For my Ph.D. dissertation, I studied a unique plant community aptly named the “pygmy forest” that occurs in patches along the coast of Northern California. Plants of the pygmy forest are severely stunted, due to acidic, shallow soil that is extremely low in vital nutrients. In places, these trees remain only head-height, despite being several decades old. When transplanted onto richer soils, however, these trees can grow to full height (to the dismay of gardeners who want ready-made, cute bonsai trees).
For the first chapter of my thesis, I examined how the leaves of pygmy plants function, and I compared them to leaves of same-species plants growing nearby, outside of the pygmy forest. I had hypothesized that the growth of the pygmy plants was so stunted because their leaves weren’t able to photosynthesize quickly. The process of photosynthesis requires enzymes and pigments that take a lot of nutrients to build, so it makes sense that plants on low-nutrient soils would have some difficulty with photosynthesis. However, I found that most pygmy forest plants have similar rates of photosynthesis as non-pygmy forest plants. Instead, pygmy plants often grow fewer leaves: instead of producing many leaves that they don’t have enough nutrients for, they grow a few leaves that they can invest more of their nutrients into. They also grow thicker/tougher leaves, so that their few, high-quality leaves are less likely to be eaten by deer, damaged by fungi, broken by passing animals, or otherwise lost.
For my second chapter, I examined how the pygmy plants deal with water. I knew from prior research that the pygmy forest plants don’t experience much water stress throughout the year (Sholars 1982), and I confirmed this during the 2014 drought. I hypothesized that the pygmy forest plants would be more vulnerable to damage from water stress, because they are already so nutrient stressed. However, I found that different species of plants respond very differently. In two species, Bolander pine and Mendocino cypress, the pygmy plants were just as resistant to water stress as non-pygmy plants of the same species growing within a few miles. In one species, Labrador tea, the pygmy plants were more vulnerable to water stress. Finally, in a fourth species, redwood, the pygmy plants were more resistant to water stress. Thus, it is clear that nutrient limitation and stunted growth can affect how plants resist water stress, but we’re not sure exactly why the species differ in their response. However, you may want to avoid fertilizing redwood trees if you want them to survive drought!

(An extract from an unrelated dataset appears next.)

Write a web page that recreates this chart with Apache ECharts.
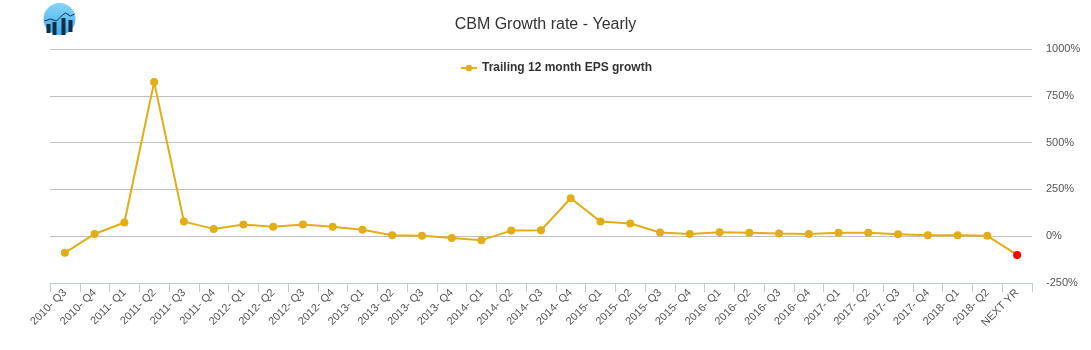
<!DOCTYPE html>
<html>
<head>
<meta charset="utf-8">
<script src="https://cdn.jsdelivr.net/npm/echarts@6/dist/echarts.min.js"></script>
<style>
  html, body { margin: 0; padding: 0; background: #fff; }
  #growth { width: 1091px; height: 350px; }
</style>
</head>
<body>
<div id="growth"></div>
<script>
// quarters + forecast
var quarters = ['2010- Q3', '2010- Q4', '2011- Q1', '2011- Q2', '2011- Q3', '2011- Q4',
  '2012- Q1', '2012- Q2', '2012- Q3', '2012- Q4', '2013- Q1', '2013- Q2', '2013- Q3',
  '2013- Q4', '2014- Q1', '2014- Q2', '2014- Q3', '2014- Q4', '2015- Q1', '2015- Q2',
  '2015- Q3', '2015- Q4', '2016- Q1', '2016- Q2', '2016- Q3', '2016- Q4', '2017- Q1',
  '2017- Q2', '2017- Q3', '2017- Q4', '2018- Q1', '2018- Q2', 'NEXT YR'];
var epsGrowth = [-89, 12, 73, 824, 78, 39, 62, 50, 62, 50, 34, 5, 2, -9, -21, 30, 32,
  203, 78, 68, 20, 12, 21, 18, 14, 12, 18, 18, 11, 5, 5, 2, -100];
var yTicks = { min: -250, max: 1000, step: 250 };

var gold = '#e2ad16';
var lastIdx = epsGrowth.length - 1;

var chart = echarts.init(document.getElementById('growth'));
var option = {
  animation: false,
  title: {
    text: 'CBM Growth rate - Yearly',
    left: 'center',
    top: 12,
    textStyle: {
      fontFamily: 'Liberation Sans, Arial, sans-serif',
      fontSize: 16,
      fontWeight: 'normal',
      color: '#333'
    }
  },
  // little logo top left
  graphic: [{
    type: 'group',
    left: 42,
    top: 3,
    children: [{
      type: 'circle',
      shape: { cx: 16, cy: 17, r: 16 },
      style: {
        fill: {
          type: 'linear', x: 0, y: 0, x2: 0, y2: 1,
          colorStops: [{ offset: 0, color: '#86d3f9' }, { offset: 1, color: '#42aeea' }]
        }
      }
    }, {
      type: 'rect', shape: { x: 3, y: 22, width: 4, height: 9 }, style: { fill: '#0f2d4a' }
    }, {
      type: 'rect', shape: { x: 9, y: 20, width: 4, height: 13 }, style: { fill: '#0f2d4a' }
    }, {
      type: 'rect', shape: { x: 18, y: 16, width: 4, height: 17 }, style: { fill: '#0f2d4a' }
    }, {
      type: 'rect', shape: { x: 25, y: 18, width: 4, height: 12 }, style: { fill: '#0f2d4a' }
    }, {
      type: 'polyline',
      shape: { points: [[1, 19], [7, 17], [13, 19], [19, 13], [22, 11], [27, 14], [31, 12]] },
      style: { stroke: '#0f2d4a', lineWidth: 1, fill: null }
    }]
  }],
  legend: {
    top: 57,
    left: 455,
    itemWidth: 16,
    itemHeight: 8,
    textStyle: {
      fontFamily: 'Liberation Sans, Arial, sans-serif',
      fontSize: 12,
      fontWeight: 'bold',
      color: '#333'
    },
    data: ['Trailing 12 month EPS growth']
  },
  grid: {
    left: 50,
    right: 59,
    top: 49,
    bottom: 67,
    containLabel: false
  },
  xAxis: {
    type: 'category',
    data: quarters,
    boundaryGap: true,
    axisLine: { onZero: false, lineStyle: { color: '#bccbdb', width: 1 } },
    axisTick: { show: true, length: 9, alignWithLabel: false, lineStyle: { color: '#bccbdb' } },
    axisLabel: {
      interval: 0,
      rotate: 45,
      margin: 8,
      fontFamily: 'Liberation Sans, Arial, sans-serif',
      fontSize: 11,
      color: '#555'
    },
    splitLine: { show: false }
  },
  yAxis: {
    type: 'value',
    position: 'right',
    min: yTicks.min,
    max: yTicks.max,
    interval: yTicks.step,
    axisLine: { show: false },
    axisTick: { show: false },
    axisLabel: {
      formatter: function (v) { return v + '%'; },
      margin: 14,
      fontFamily: 'Liberation Sans, Arial, sans-serif',
      fontSize: 11,
      color: '#555'
    },
    splitLine: { lineStyle: { color: '#c0c0c0', width: 1 } }
  },
  series: [{
    name: 'Trailing 12 month EPS growth',
    type: 'line',
    data: epsGrowth.map(function (v, i) {
      if (i === lastIdx) {
        return { value: v, itemStyle: { color: '#ff0000' } };
      }
      return v;
    }),
    symbol: 'circle',
    symbolSize: 8,
    color: gold,
    lineStyle: { color: gold, width: 2 },
    itemStyle: { color: gold }
  }]
};
if (option) {
  chart.setOption(option);
}
</script>
</body>
</html>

For the third chapter of my thesis, I examined different patches of pygmy forest. Some patches are more stunted, remaining only waist-height, while other patches grow taller and reach over head-height. I hypothesized that fewer plant species would be able to survive in the pygmy forest compared to nearby tall forests, because it is difficult for plants to grow in the pygmy forest. However, I discovered that the patches with the most species were the intermediate sites! The most stunted pygmy forest patches typically had only 3-6 species, and the tall conifer forest patches had 5-8 species, while the pygmy forest patches that were only somewhat stunted (12-20 ft trees) had 6-12 species. In other words, there were some plants that could not survive in the tall forest, and some plants that could not survive in the most stunted patches of pygmy forest, but almost all of the plants I saw in either location could survive in the transition zone between the pygmy forest and the tall forest, where trees are only somewhat stunted. I also saw some interesting patterns in how related plants were to each other: the most stunted sites had the most closely related plants. So, I think it is great that our State Park system preserves both the extremely stunted pygmy forest patches, which are stunning to see in person, as well as the areas where plants are less stunted and the most species can survive.

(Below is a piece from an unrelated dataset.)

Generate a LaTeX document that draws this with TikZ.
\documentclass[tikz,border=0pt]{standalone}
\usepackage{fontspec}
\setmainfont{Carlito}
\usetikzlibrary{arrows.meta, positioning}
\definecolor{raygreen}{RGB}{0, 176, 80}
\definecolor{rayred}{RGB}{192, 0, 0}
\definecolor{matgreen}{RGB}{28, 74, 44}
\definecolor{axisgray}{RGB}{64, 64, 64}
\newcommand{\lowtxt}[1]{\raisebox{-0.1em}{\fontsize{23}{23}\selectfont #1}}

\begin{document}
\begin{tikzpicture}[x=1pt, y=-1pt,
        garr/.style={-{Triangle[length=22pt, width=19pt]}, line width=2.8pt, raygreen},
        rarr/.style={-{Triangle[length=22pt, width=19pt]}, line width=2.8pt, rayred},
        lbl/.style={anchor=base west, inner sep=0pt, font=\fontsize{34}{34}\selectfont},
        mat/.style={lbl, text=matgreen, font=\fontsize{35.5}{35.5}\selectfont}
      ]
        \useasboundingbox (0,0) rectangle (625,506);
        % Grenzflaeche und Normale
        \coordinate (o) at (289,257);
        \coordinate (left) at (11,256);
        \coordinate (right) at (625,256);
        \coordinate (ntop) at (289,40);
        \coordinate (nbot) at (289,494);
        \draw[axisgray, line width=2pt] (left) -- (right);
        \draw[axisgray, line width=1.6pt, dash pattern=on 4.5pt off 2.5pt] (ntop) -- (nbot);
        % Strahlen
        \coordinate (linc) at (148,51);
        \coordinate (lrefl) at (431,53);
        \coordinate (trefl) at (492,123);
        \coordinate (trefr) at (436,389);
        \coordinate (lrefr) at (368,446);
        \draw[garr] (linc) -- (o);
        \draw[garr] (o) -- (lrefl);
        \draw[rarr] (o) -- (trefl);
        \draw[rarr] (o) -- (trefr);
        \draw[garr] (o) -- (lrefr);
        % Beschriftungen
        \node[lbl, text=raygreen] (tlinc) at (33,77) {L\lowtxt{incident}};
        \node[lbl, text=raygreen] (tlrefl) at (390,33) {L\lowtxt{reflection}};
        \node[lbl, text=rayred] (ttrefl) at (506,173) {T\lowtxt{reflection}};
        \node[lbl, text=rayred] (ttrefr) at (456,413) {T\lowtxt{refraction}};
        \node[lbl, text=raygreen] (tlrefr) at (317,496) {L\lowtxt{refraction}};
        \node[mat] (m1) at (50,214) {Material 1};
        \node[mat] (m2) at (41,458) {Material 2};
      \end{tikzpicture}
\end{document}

Overall, Mendocino’s pygmy forest is a great place to study how plants grow and survive while nutrient-limited. If you are passing by the town of Mendocino, I definitely recommend stopping by the pygmy forest! There’s a great place to park and walk on a short boardwalk to see the pygmy forest down Little River Airport Road. There’s also a longer hike in Jug Handle State Natural Reserve where you can walk from the beach and see the transition from beach, to tall conifer forest, to pygmy forest. (As of 2019, parking in both locations was free.)